Task details:
It is required that the lines from the top of the listing through the line with "mutation_scale=11, shrinkA=0, shrinkB=0))" be reproduced exactly, excluding pictures.

Input for this task:
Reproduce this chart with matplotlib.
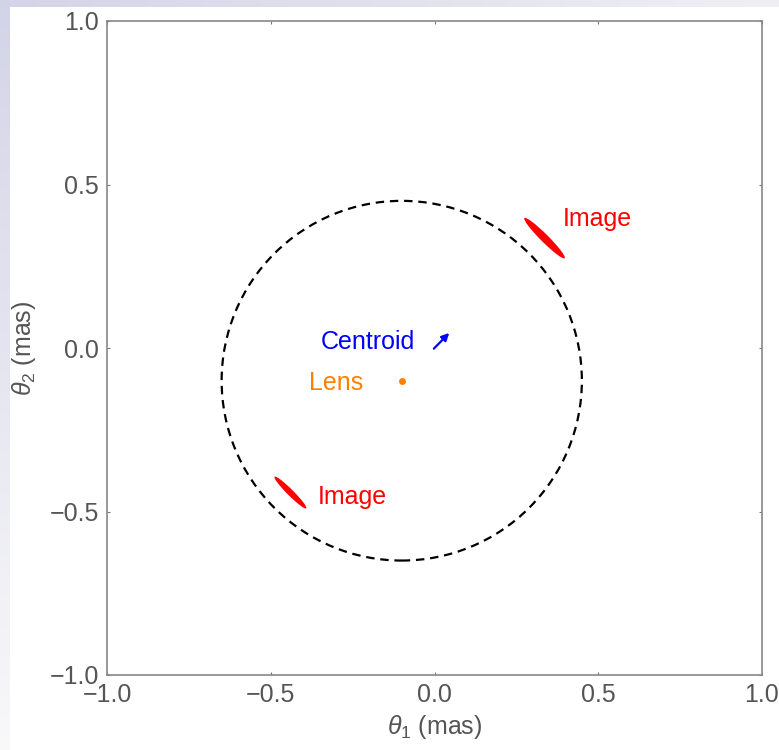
import numpy as np
import matplotlib.pyplot as plt
from matplotlib.patches import Ellipse, Circle

plt.rcParams['font.family'] = ['Liberation Sans', 'DejaVu Sans']
plt.rcParams['mathtext.fontset'] = 'custom'
plt.rcParams['mathtext.rm'] = 'Liberation Sans'
plt.rcParams['mathtext.it'] = 'Liberation Sans:italic'

# Einstein ring (dashed)
ring_center = (-0.1, -0.1)
ring_radius = 0.55

# lens position
lens_x, lens_y = -0.1, -0.1

# centroid shift arrow (tail -> head)
centroid_tail = (-0.002, -0.002)
centroid_head = (0.045, 0.046)

# images: centre x, centre y, length, width, angle (deg)
img_x = [0.336, -0.44]
img_y = [0.336, -0.442]
img_len = [0.174, 0.137]
img_wid = [0.024, 0.019]
img_ang = [-45, -45]

# labels
label_text = ['Image', 'Image', 'Centroid', 'Lens']
label_x = [0.392, -0.356, -0.06, -0.218]
label_y = [0.394, -0.456, 0.018, -0.107]
label_ha = ['left', 'left', 'right', 'right']
label_col = ['#ff0000', '#ff0000', '#0000ff', '#ff8000']

ticks = [-1.0, -0.5, 0.0, 0.5, 1.0]
tick_labels = ['\u22121.0', '\u22120.5', '0.0', '0.5', '1.0']

fig = plt.figure(figsize=(7.79, 7.5), dpi=100)

# slide-like background: lavender strips at top and left
H, W = 750, 779
bg = np.ones((H, W, 3))
top = np.linspace(0, 1, W)[None, :, None]
bg[:7, :, :] = (np.array([0.83, 0.83, 0.91]) * (1 - top) + np.array([0.94, 0.94, 0.955]) * top)
left = np.linspace(0, 1, H)[:, None, None]
bg[:, :10, :] = (np.array([0.83, 0.83, 0.91]) * (1 - left) + np.array([0.975, 0.975, 0.98]) * left)
bax = fig.add_axes([0, 0, 1, 1], zorder=-10)
bax.imshow(bg, aspect='auto', interpolation='bilinear')
bax.axis('off')

ax = fig.add_axes([107 / 779, 75 / 750, 655 / 779, 654 / 750])

ax.add_patch(Circle(ring_center, ring_radius, fill=False, ec='black', lw=1.6,
                    ls=(0, (3.8, 2.6))))

for x, y, l, w, a in zip(img_x, img_y, img_len, img_wid, img_ang):
    ax.add_patch(Ellipse((x, y), l, w, angle=a, color='#ff0000', lw=0))

ax.plot(lens_x, lens_y, 'o', color='#ff8000', ms=5, mec='none')

ax.annotate('', xy=centroid_head, xytext=centroid_tail,
            arrowprops=dict(arrowstyle='-|>', color='#0000ff', lw=1.6,
                            mutation_scale=11, shrinkA=0, shrinkB=0))

for t, x, y, ha, c in zip(label_text, label_x, label_y, label_ha, label_col):
    ax.text(x, y, t, ha=ha, va='center', color=c, fontsize=18)

ax.set_xlim(-1, 1)
ax.set_ylim(-1, 1)
ax.set_xticks(ticks)
ax.set_xticklabels(tick_labels)
ax.set_yticks(ticks)
ax.set_yticklabels(tick_labels)
ax.tick_params(direction='in', length=2.5, width=0.8, color='#777777',
               labelsize=18, labelcolor='#555555', top=True, right=True, pad=6)
for s in ax.spines.values():
    s.set_color('#888888')
    s.set_linewidth(1.2)

ax.set_xlabel(r'$\theta_1$ (mas)', fontsize=18, color='#555555', labelpad=4)
ax.set_ylabel(r'$\theta_2$ (mas)', fontsize=18, color='#555555', labelpad=8)

plt.savefig('out.png', dpi=100)
plt.close()
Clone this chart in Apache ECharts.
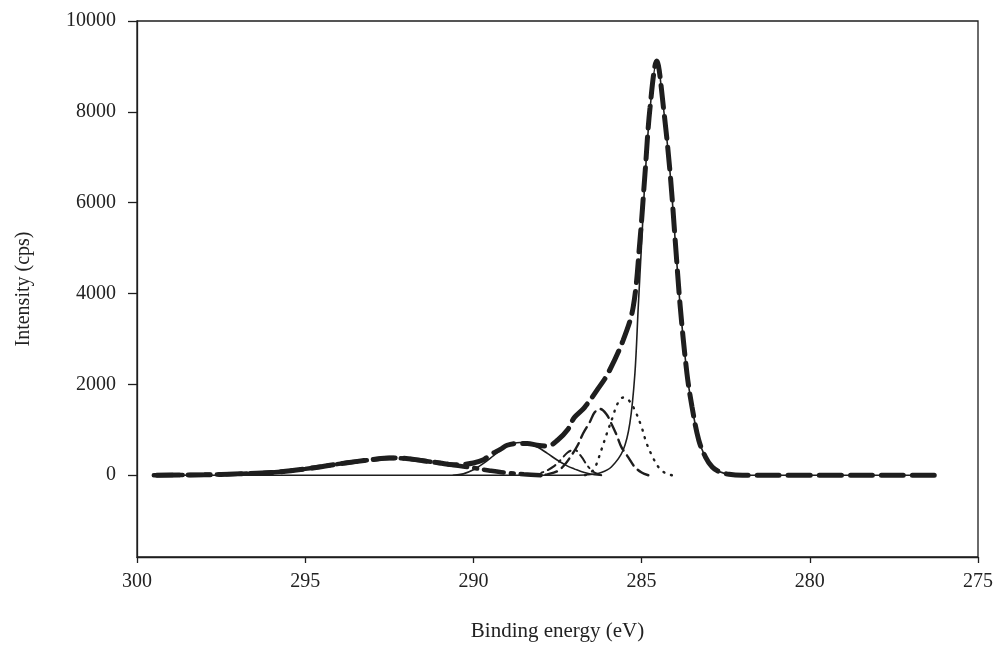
<!DOCTYPE html>
<html>
<head>
<meta charset="utf-8">
<title>C1s XPS</title>
<script src="https://cdn.jsdelivr.net/npm/echarts@6/dist/echarts.min.js"></script>
<style>
  html, body { margin: 0; padding: 0; background: #fff; }
  #main { width: 1000px; height: 647px; }
</style>
</head>
<body>
<div id="main"></div>
<script>
// tick labels
const xTicks = [300, 295, 290, 285, 280, 275];
const yTicks = [0, 2000, 4000, 6000, 8000, 10000];

// [binding energy (eV), intensity (cps)]
// envelope (sum of the fitted peaks)
const envelope = [[276.3,0],[282,0],[282.4,20],[282.7,80],[282.9,180],[283.1,400],[283.3,770],[283.5,1500],
  [283.65,2230],[283.85,3700],[284.0,5160],[284.15,6630],[284.35,8090],[284.55,9120],[284.75,8090],[284.9,6630],
  [285.05,5160],[285.25,3700],[285.55,2970],[286.0,2240],[286.3,1900],[286.7,1490],[287.0,1270],[287.2,1000],
  [287.5,770],[287.8,640],[288.1,660],[288.4,700],[288.7,700],[289.0,660],[289.2,570],[289.5,450],[289.7,340],
  [290.0,270],[290.3,240],[290.6,230],[291.0,270],[291.5,320],[292.0,370],[292.5,380],[293.0,345],[293.5,300],
  [294.0,250],[295.0,140],[296.0,60],[297.0,30],[298.0,10],[299.5,0]];
// main C-C peak (thin solid)
const peakCC = [[276.3,0],[282,0],[282.4,20],[282.7,80],[282.9,180],[283.1,400],[283.3,770],[283.5,1500],
  [283.65,2230],[283.85,3700],[284.0,5160],[284.15,6630],[284.35,8090],[284.55,9120],[284.75,8050],[284.9,6500],
  [285.0,5100],[285.1,3700],[285.2,2230],[285.35,1140],[285.55,550],[285.9,180],[286.2,60],[286.6,10],
  [287.0,0],[299.5,0]];
// dotted peak
const peakDot = [[284.1,0],[284.3,50],[284.5,180],[284.65,370],[284.85,700],[285.0,1060],[285.2,1430],
  [285.38,1650],[285.55,1710],[285.74,1540],[285.84,1320],[286.0,990],[286.1,770],[286.2,550],[286.3,330],
  [286.4,150],[286.55,40],[286.7,0]];
// dashed peak
const peakDash = [[284.8,0],[285.0,60],[285.2,180],[285.4,400],[285.6,620],[285.74,880],[285.9,1140],
  [286.05,1350],[286.24,1460],[286.4,1380],[286.54,1170],[286.74,920],[286.9,660],[287.1,420],[287.3,220],
  [287.5,90],[287.8,20],[288.0,0]];
// small dash-dot peak
const peakDashDot = [[286.2,0],[286.4,60],[286.6,200],[286.8,420],[287.0,560],[287.2,500],[287.4,340],
  [287.6,200],[287.8,110],[288.0,50],[288.3,0]];
// peak near 288.6 eV (thin solid)
const peakCOO = [[286.2,0],[286.4,10],[286.7,60],[287.0,140],[287.2,200],[287.5,330],[287.8,480],[288.1,620],
  [288.4,700],[288.6,720],[288.8,700],[289.1,600],[289.4,430],[289.7,260],[290.0,120],[290.3,30],[290.6,0]];
// broad shake-up hump (thick dash-dot)
const peakShake = [[288.0,0],[288.5,20],[289.0,50],[289.5,100],[290.0,160],[290.5,215],[291.0,270],
  [291.5,320],[292.0,365],[292.5,380],[293.0,345],[293.5,300],[294.0,250],[295.0,140],[296.0,60],[297.0,30],
  [298.0,10],[299.5,0]];

const ink = '#1e1e1e';
const serif = '"Liberation Serif", "DejaVu Serif", serif';

function line(data, width, type, z) {
  return {
    type: 'line', data: data, symbol: 'none', smooth: 0.35, z: z,
    lineStyle: { color: ink, width: width, type: type, cap: 'round' }
  };
}

const myChart = echarts.init(document.getElementById('main'));
const option = {
  animation: false,
  backgroundColor: '#fff',
  grid: { left: 137, right: 22, top: 21, bottom: 90, show: true, borderColor: ink, borderWidth: 1.3 },
  xAxis: {
    type: 'value', inverse: true, min: 275, max: 300, interval: 5,
    name: 'Binding energy (eV)', nameLocation: 'middle', nameGap: 64,
    nameTextStyle: { fontFamily: serif, fontSize: 21, color: '#222' },
    axisLine: { onZero: false, lineStyle: { color: ink, width: 1.3 } },
    axisTick: { length: 6, lineStyle: { color: ink, width: 1.3 } },
    axisLabel: { customValues: xTicks, fontFamily: serif, fontSize: 20, color: '#222', margin: 15,
      formatter: v => String(v) },
    splitLine: { show: false }
  },
  yAxis: {
    type: 'value', min: -1800, max: 10000,
    name: 'Intensity (cps)', nameLocation: 'middle', nameGap: 103, nameRotate: 90,
    nameTextStyle: { fontFamily: serif, fontSize: 20, color: '#222' },
    axisLine: { onZero: false, lineStyle: { color: ink, width: 1.3 } },
    axisTick: { length: 9, customValues: yTicks, lineStyle: { color: ink, width: 1.3 } },
    axisLabel: { customValues: yTicks, fontFamily: serif, fontSize: 20, color: '#222', margin: 21,
      formatter: v => String(v) },
    splitLine: { show: false }
  },
  series: [
    line(peakShake, 4.5, [20, 7, 3, 7], 2),
    line(peakCOO, 1.6, 'solid', 3),
    line(peakDashDot, 2, [9, 5, 2, 5], 3),
    line(peakDash, 2.4, [12, 6], 3),
    line(peakDot, 2.4, [1, 7], 3),
    line(peakCC, 1.6, 'solid', 4),
    line(envelope, 5, [22, 9], 5)
  ]
};
myChart.setOption(option);
</script>
</body>
</html>
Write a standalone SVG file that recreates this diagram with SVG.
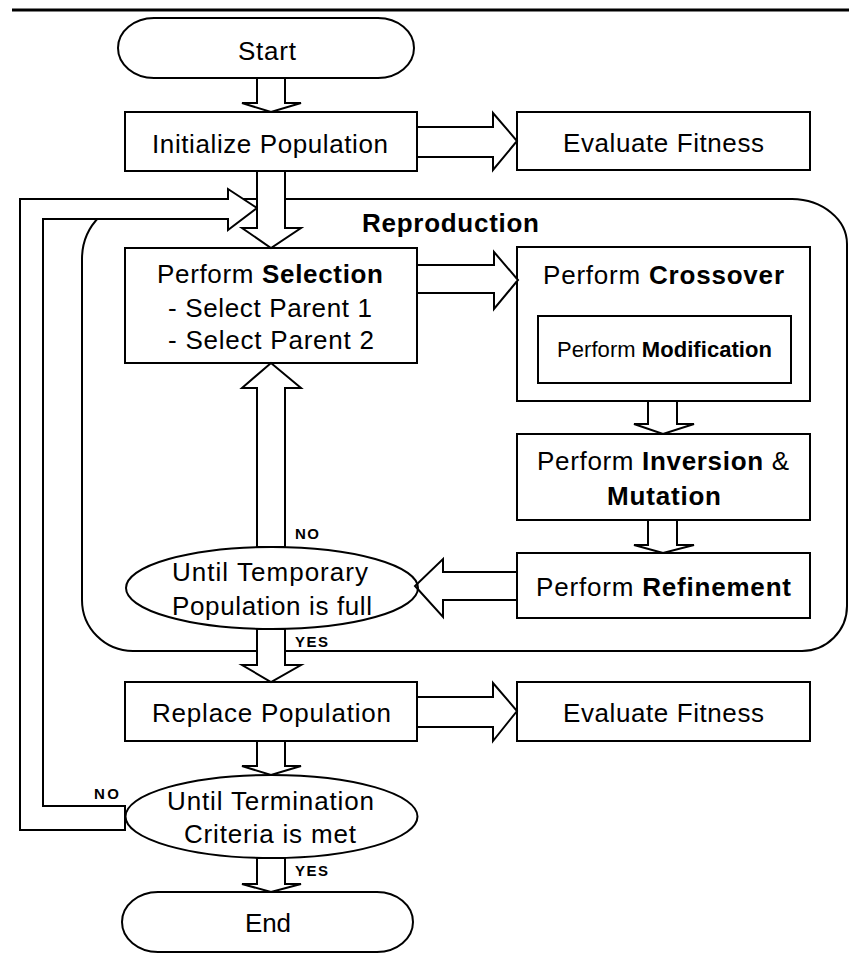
<svg xmlns="http://www.w3.org/2000/svg" width="849" height="955" viewBox="0 0 849 955">
<style>
.box{fill:#fff;stroke:#000;stroke-width:2}
.arr{fill:#fff;stroke:#000;stroke-width:2;stroke-linejoin:miter}
.t{font-family:"Liberation Sans",Arial,sans-serif;font-size:26px;fill:#000}
.b{font-weight:bold}
.s{font-size:22px}
.lbl{font-family:"Liberation Sans",Arial,sans-serif;font-size:15px;font-weight:bold;fill:#000}
</style>
<rect width="849" height="955" fill="#fff"/>
<line x1="12" y1="10" x2="849" y2="10" stroke="#000" stroke-width="3"/>
<g id="reproduction">
<path class="box" d="M142 199 H792 A56 45 0 0 1 847 244 V606 A45 45 0 0 1 802 651 H133 A51 51 0 0 1 82 600 V259 A60 60 0 0 1 142 199 Z"/>
<text class="t b" x="362" y="232" textLength="177">Reproduction</text>
</g>
<g id="start">
<rect class="box" x="118" y="18" width="296" height="60" rx="36" ry="30"/>
<text class="t" x="238" y="60" textLength="58">Start</text>
</g>
<g id="init">
<rect class="box" x="125" y="112" width="292" height="59"/>
<text class="t" x="152" y="153" textLength="236">Initialize Population</text>
</g>
<g id="eval1">
<rect class="box" x="517" y="112" width="293" height="58"/>
<text class="t" x="563" y="152" textLength="201">Evaluate Fitness</text>
</g>
<g id="selection">
<rect class="box" x="125" y="248" width="292" height="115"/>
<text class="t" x="157" y="283" textLength="226">Perform <tspan class="b">Selection</tspan></text>
<text class="t" x="168" y="317" textLength="204">- Select Parent 1</text>
<text class="t" x="168" y="349" textLength="206">- Select Parent 2</text>
</g>
<g id="crossover">
<rect class="box" x="517" y="247" width="293" height="154"/>
<text class="t" x="543" y="284" textLength="241">Perform <tspan class="b">Crossover</tspan></text>
</g>
<g id="modification">
<rect class="box" x="538" y="316" width="253" height="67"/>
<text class="t s" x="557" y="357" textLength="215">Perform <tspan class="b">Modification</tspan></text>
</g>
<g id="inversion">
<rect class="box" x="517" y="434" width="293" height="86"/>
<text class="t" x="537" y="470" textLength="252">Perform <tspan class="b">Inversion</tspan> &amp;</text>
<text class="t b" x="607" y="505" textLength="114">Mutation</text>
</g>
<g id="refinement">
<rect class="box" x="517" y="553" width="293" height="65"/>
<text class="t" x="536" y="596" textLength="255">Perform <tspan class="b">Refinement</tspan></text>
</g>
<g id="temporary">
<ellipse class="box" cx="272" cy="588" rx="146" ry="41"/>
<text class="t" x="172" y="581" textLength="196">Until Temporary</text>
<text class="t" x="172" y="615" textLength="200">Population is full</text>
</g>
<g id="replace">
<rect class="box" x="125" y="682" width="292" height="59"/>
<text class="t" x="152" y="722" textLength="239">Replace Population</text>
</g>
<g id="eval2">
<rect class="box" x="517" y="682" width="293" height="59"/>
<text class="t" x="563" y="722" textLength="201">Evaluate Fitness</text>
</g>
<g id="termination">
<ellipse class="box" cx="271.5" cy="816.5" rx="146" ry="41.5"/>
<text class="t" x="167" y="810" textLength="207">Until Termination</text>
<text class="t" x="184" y="843" textLength="172">Criteria is met</text>
</g>
<g id="end">
<rect class="box" x="122" y="892" width="291" height="60" rx="36" ry="30"/>
<text class="t" x="245" y="932" textLength="46">End</text>
</g>
<g id="connectors">
<polygon class="arr" points="257,78 257,103 242,103 271,112 301,103 285,103 285,78"/>
<polygon class="arr" points="417,127 493,127 493,113 517,141 493,170 493,157 417,157"/>
<polygon class="arr" points="125,830 20,830 20,199 228,199 228,189 257,208 228,230 228,219 43,219 43,806 125,806"/>
<polygon class="arr" points="257,171 257,228 242,228 271,248 301,228 285,228 285,171"/>
<polygon class="arr" points="417,265 494,265 494,252 518,280 494,309 494,293 417,293"/>
<polygon class="arr" points="648,401 648,424 634,424 663,434 694,424 677,424 677,401"/>
<polygon class="arr" points="648,520 648,545 634,545 663,553 694,545 677,545 677,520"/>
<polygon class="arr" style="fill:none" points="517,572 443,572 443,559 415,586 443,617 443,600 517,600"/>
<polygon class="arr" points="257,547 257,388 242,388 271,363 301,388 285,388 285,547"/>
<polygon class="arr" points="257,629 257,665 242,665 271,682 301,665 285,665 285,629"/>
<polygon class="arr" points="417,697 493,697 493,683 517,711 493,741 493,727 417,727"/>
<polygon class="arr" points="257,741 257,766 242,766 271,775 301,766 285,766 285,741"/>
<polygon class="arr" points="257,858 257,884 242,884 271,892 301,884 285,884 285,858"/>
<text class="lbl" x="295" y="539" textLength="24">NO</text>
<text class="lbl" x="295" y="647" textLength="33">YES</text>
<text class="lbl" x="94" y="799" textLength="25">NO</text>
<text class="lbl" x="295" y="876" textLength="33">YES</text>
</g>
</svg>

Output for this exercise:
Reproduce this chart with matplotlib.
import numpy as np
import matplotlib.pyplot as plt
from matplotlib.patches import Ellipse, Circle

plt.rcParams['font.family'] = ['Liberation Sans', 'DejaVu Sans']
plt.rcParams['mathtext.fontset'] = 'custom'
plt.rcParams['mathtext.rm'] = 'Liberation Sans'
plt.rcParams['mathtext.it'] = 'Liberation Sans:italic'

# Einstein ring (dashed)
ring_center = (-0.1, -0.1)
ring_radius = 0.55

# lens position
lens_x, lens_y = -0.1, -0.1

# centroid shift arrow (tail -> head)
centroid_tail = (-0.002, -0.002)
centroid_head = (0.045, 0.046)

# images: centre x, centre y, length, width, angle (deg)
img_x = [0.336, -0.44]
img_y = [0.336, -0.442]
img_len = [0.174, 0.137]
img_wid = [0.024, 0.019]
img_ang = [-45, -45]

# labels
label_text = ['Image', 'Image', 'Centroid', 'Lens']
label_x = [0.392, -0.356, -0.06, -0.218]
label_y = [0.394, -0.456, 0.018, -0.107]
label_ha = ['left', 'left', 'right', 'right']
label_col = ['#ff0000', '#ff0000', '#0000ff', '#ff8000']

ticks = [-1.0, -0.5, 0.0, 0.5, 1.0]
tick_labels = ['\u22121.0', '\u22120.5', '0.0', '0.5', '1.0']

fig = plt.figure(figsize=(7.79, 7.5), dpi=100)

# slide-like background: lavender strips at top and left
H, W = 750, 779
bg = np.ones((H, W, 3))
top = np.linspace(0, 1, W)[None, :, None]
bg[:7, :, :] = (np.array([0.83, 0.83, 0.91]) * (1 - top) + np.array([0.94, 0.94, 0.955]) * top)
left = np.linspace(0, 1, H)[:, None, None]
bg[:, :10, :] = (np.array([0.83, 0.83, 0.91]) * (1 - left) + np.array([0.975, 0.975, 0.98]) * left)
bax = fig.add_axes([0, 0, 1, 1], zorder=-10)
bax.imshow(bg, aspect='auto', interpolation='bilinear')
bax.axis('off')

ax = fig.add_axes([107 / 779, 75 / 750, 655 / 779, 654 / 750])

ax.add_patch(Circle(ring_center, ring_radius, fill=False, ec='black', lw=1.6,
                    ls=(0, (3.8, 2.6))))

for x, y, l, w, a in zip(img_x, img_y, img_len, img_wid, img_ang):
    ax.add_patch(Ellipse((x, y), l, w, angle=a, color='#ff0000', lw=0))

ax.plot(lens_x, lens_y, 'o', color='#ff8000', ms=5, mec='none')

ax.annotate('', xy=centroid_head, xytext=centroid_tail,
            arrowprops=dict(arrowstyle='-|>', color='#0000ff', lw=1.6,
                            mutation_scale=11, shrinkA=0, shrinkB=0))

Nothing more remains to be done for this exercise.